Zwischen Kaiserhof und Römischer Kurie: Joachim Bouvets Werk Tianxue benyi 天學本義

Eine Buchpräsentation von Apl. Prof. Claudia von Collani

am 12.10.2023, 19 Uhr, Aula des Missionspriesterseminars, Sankt Augustin


Zwischen Kaiserhof und Römischer KurieDer Übergang vom 17. zum 18. Jahrhundert brachte eine Wende in der frühneuzeitlichen Chinamission. Während zuvor im Zuge der jesuitischen Akkommodationsmethode religiöse westliche Texte für die chinesischen Christen übersetzt oder apologetische Schriften gegen die Missionsmethode anderer Orden verfasst wurden, verlagerte sich im 18. Jahrhundert der Fokus der Jesuiten an den Hof des Kaisers Kangxi mit seinen chinesischen und manjurischen Höflingen. In diesem Kontext muss Joachim Bouvets (1656–1730) Schrift Tianxue benyi (Der ursprüngliche Sinn der Himmelslehre) gesehen werden. Sie folgt zwar noch der klassischen Akkommodation, die sich auf den religiösen Gehalt antiker chinesischer Texte und ihren Gottesglauben bezieht, gleichzeitig aber benutzte Bouvet auch zeitgenössische chinesische Texte und „Interviews“ von hochrangigen Chinesen und Manjus zur theologischen Auslegung.

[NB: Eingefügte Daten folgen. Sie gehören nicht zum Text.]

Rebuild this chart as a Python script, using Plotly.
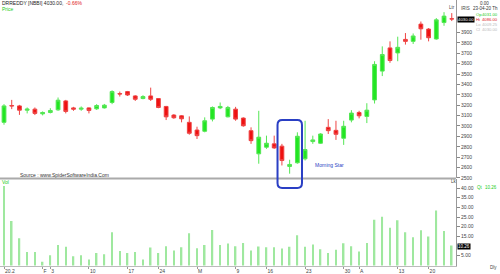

Die verschiedenen Versionen des Tianxue benyi wurden von Kangxi kritisch begleitet. Er ließ das Werk ins Lateinische übersetzen, um dem päpstlichen Legaten Charles-Thomas Maillard de Tournon während seines Aufenthalts in China die Vereinbarkeit von Christentum und Konfuzianismus zu veranschaulichen – eine der zentralen Fragen des Ritenstreits. Zwar wurde Bouvets Opus nie gedruckt und sein Einfluss auf Chinesen und Manjus lässt sich nur schwer abschätzen, jedoch zeigen die verschiedenen Manuskriptversionen die Entwicklung von Bouvets Theologie, die letztendlich in den Figurismus mündete.

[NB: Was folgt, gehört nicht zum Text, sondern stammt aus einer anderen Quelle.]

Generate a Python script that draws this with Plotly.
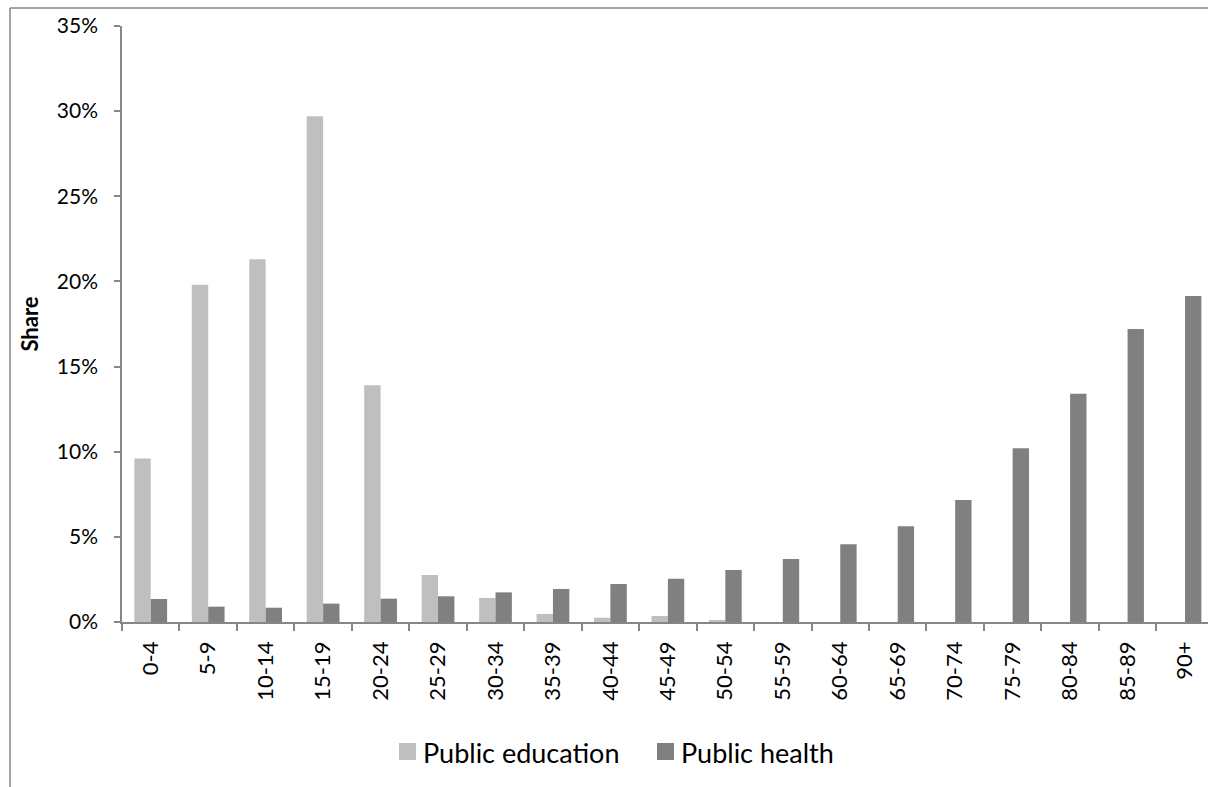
import plotly.graph_objects as go

categories = ["0-4", "5-9", "10-14", "15-19", "20-24", "25-29", "30-34", "35-39", "40-44",
              "45-49", "50-54", "55-59", "60-64", "65-69", "70-74", "75-79", "80-84", "85-89", "90+"]
education = [9.6, 19.8, 21.3, 29.7, 13.9, 2.76, 1.41, 0.47, 0.25, 0.35, 0.12, 0, 0, 0, 0, 0, 0, 0, 0]
health = [1.35, 0.9, 0.84, 1.08, 1.37, 1.51, 1.74, 1.94, 2.23, 2.54, 3.05, 3.7, 4.56, 5.62, 7.16, 10.2, 13.4, 17.2, 19.15]
y_ticks = [0, 5, 10, 15, 20, 25, 30, 35]
y_labels = ["0%", "5%", "10%", "15%", "20%", "25%", "30%", "35%"]
series_names = ["Public education", "Public health"]
series_colors = ["#BFBFBF", "#808080"]

FONT = "Lato, 'Open Sans', sans-serif"
AXIS = "#868686"

fig = go.Figure()
for vals, name, col in zip([education, health], series_names, series_colors):
    fig.add_trace(go.Bar(x=categories, y=vals, name=name, showlegend=False,
                         marker=dict(color=col, line=dict(width=0))))

W, H = 1208, 787
L, R, T, B = 122, 0, 26, 165
pw, ph = W - L - R, H - T - B

def px(x):
    return (x - L) / pw

def py(y):
    return (H - B - y) / ph

fig.update_layout(
    width=W, height=H,
    margin=dict(l=L, r=R, t=T, b=B),
    paper_bgcolor="white", plot_bgcolor="white",
    barmode="group", bargap=0.43, bargroupgap=0,
    font=dict(family=FONT, size=21, color="#000000"),
    showlegend=False,
    xaxis=dict(type="category", range=[-0.5, 18.4], showline=True, linecolor=AXIS, linewidth=1.5,
               ticks="outside", tickson="boundaries", ticklen=7, tickcolor=AXIS, tickwidth=1.5,
               tickangle=-90, tickfont=dict(size=22), ticklabelstandoff=9,
               showgrid=False, zeroline=False),
    yaxis=dict(range=[0, 35], tickvals=y_ticks, ticktext=y_labels, showline=True, linecolor=AXIS,
               linewidth=1.5, ticks="outside", ticklen=6, tickcolor=AXIS, tickwidth=1.5,
               showgrid=False, zeroline=False, tickfont=dict(size=21), ticklabelstandoff=12,
               title=dict(text="<b>Share</b>", font=dict(size=22), standoff=12)),
)

# legend drawn as swatches + text
legend_x = [399, 657]
for lx, name, col in zip(legend_x, series_names, series_colors):
    fig.add_shape(type="rect", xref="paper", yref="paper", x0=px(lx), x1=px(lx + 17),
                  y0=py(760), y1=py(743), fillcolor=col, line=dict(width=0))
    fig.add_annotation(xref="paper", yref="paper", x=px(lx + 22), y=py(752), text=name,
                       showarrow=False, xanchor="left", yanchor="middle",
                       font=dict(size=27, family=FONT, color="#000000"))

# outer chart frame (top and left edges visible)
fig.add_shape(type="line", xref="paper", yref="paper", x0=px(10), x1=1.01, y0=py(8), y1=py(8),
              line=dict(color="#868686", width=1.5))
fig.add_shape(type="line", xref="paper", yref="paper", x0=px(10), x1=px(10), y0=py(8), y1=py(800),
              line=dict(color="#868686", width=1.5))

fig.write_html("out.html")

Apl. Prof. Dr. Claudia von Collani ist katholische Theologin. Ihr Spezialgebiet ist die Missionsgeschichte Ostasiens der frühen Neuzeit, v.a. der chinesische Ritenstreit, Inkulturation, Missionstheologie, kultureller und wissenschaftlicher Austausch zwischen Europa und Ostasien, sowie der chinesische Figurismus. Sie hat an verschiedenen internationalen Forschungsprojekten mitgewirkt, so über den Einfluss Ostasiens auf das deutsche Schultheater der Jesuiten, zu den Acta Pekinensia, zur ersten Übersetzung des Daodejing in eine europäische Sprache sowie am Projekt der Mission der Franziskanerprovinz Saxonia. Sie war Research Fellow am International Consortium for Research in Humanities: Fate, Freedom, and Prognostication der Universität Erlangen. Sie ist Autorin bzw. Co-Autorin von 11 Büchern und fast 150 Artikeln. Ihr jüngstes Buch Der ursprüngliche Sinn der Himmelslehre (Tianxue benyi): Joachim Bouvets (1656–1730) frühe Missionstheologie in China. Analyse, Transkription und Übersetzung der lateinischen Fassungen, wurde 2022 vom Institut Monumenta Serica herausgegeben.